L’actuel CEMA, le général Pierre de Villiers, n’a pas dit autre chose. « Le programme simulation » est « lié (…) à l’arrêt de nos essais dans le Pacifique, à la suite duquel nous avons signé et ratifié le Traité d’interdiction complète des essais (TICE) et démantelé nos sites d’essais. Des États dotés au sens du Traité de non-prolifération et possédant un site d’essai, la France est la seule dans ce cas : la Fédération de Russie, qui a ratifié le TICE, a conservé son site d’essai ; les États-Unis et la Chine ont signé le TICE, mais ne l’ont pas ratifié et conservent leurs sites d’essais, qu’ils pourraient réactiver en quelques mois », a-t-il commencé par rappeler.

Aussi, a-t-il ajouté, « pour la France, il est indispensable, si nous voulons une dissuasion opérationnelle dans dix ans, que ce programme se poursuive dans ses trois volets que sont les calculateurs, les tests hydrodynamiques qui seront réalisés dans l’installation franco-britannique Épure et le laser mégajoule ».

Qui plus est, pour satisfaire aux contraintes budgétaires, « l’agrégat ‘Dissuasion’ a été réduit de près de deux milliards d’euros sur la période de la présente LPM (ndlr, Loi de programmation militaire) par rapport à ce qui avait été envisagé en 2008 », a fait valoir le général de Villiers.
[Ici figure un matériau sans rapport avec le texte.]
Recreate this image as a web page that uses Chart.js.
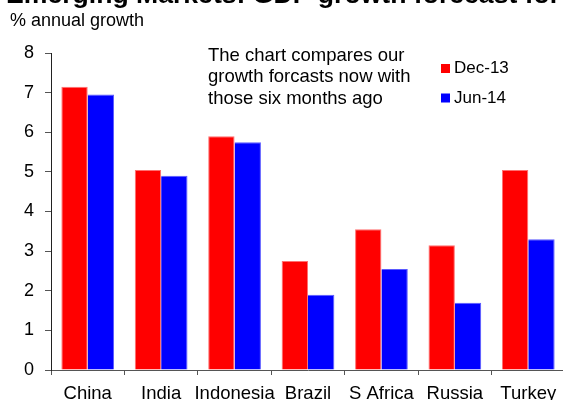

Et notamment « en étirant », déjà, « le calendrier de la simulation ». Aussi, a-t-il ajouté, « on ne peut pas aller plus loin car il en va de la crédibilité permanente de la dissuasion ».

Et de conclure sur cette question : « En matière de défense, il ne faut pas céder aux sirènes du présent : ce sont notre industrie de défense et notre recherche qui, jusqu’ici, nous ont toujours permis d’avoir un coup d’avance. (…) Nous avons effectivement choisi de conserver une part importante pour le nucléaire. N’oublions pas qu’il comporte une recherche duale, à la fois civile et militaire. Il est difficile de s’étendre pour des raisons de confidentialité, mais c’est un aspect très important ».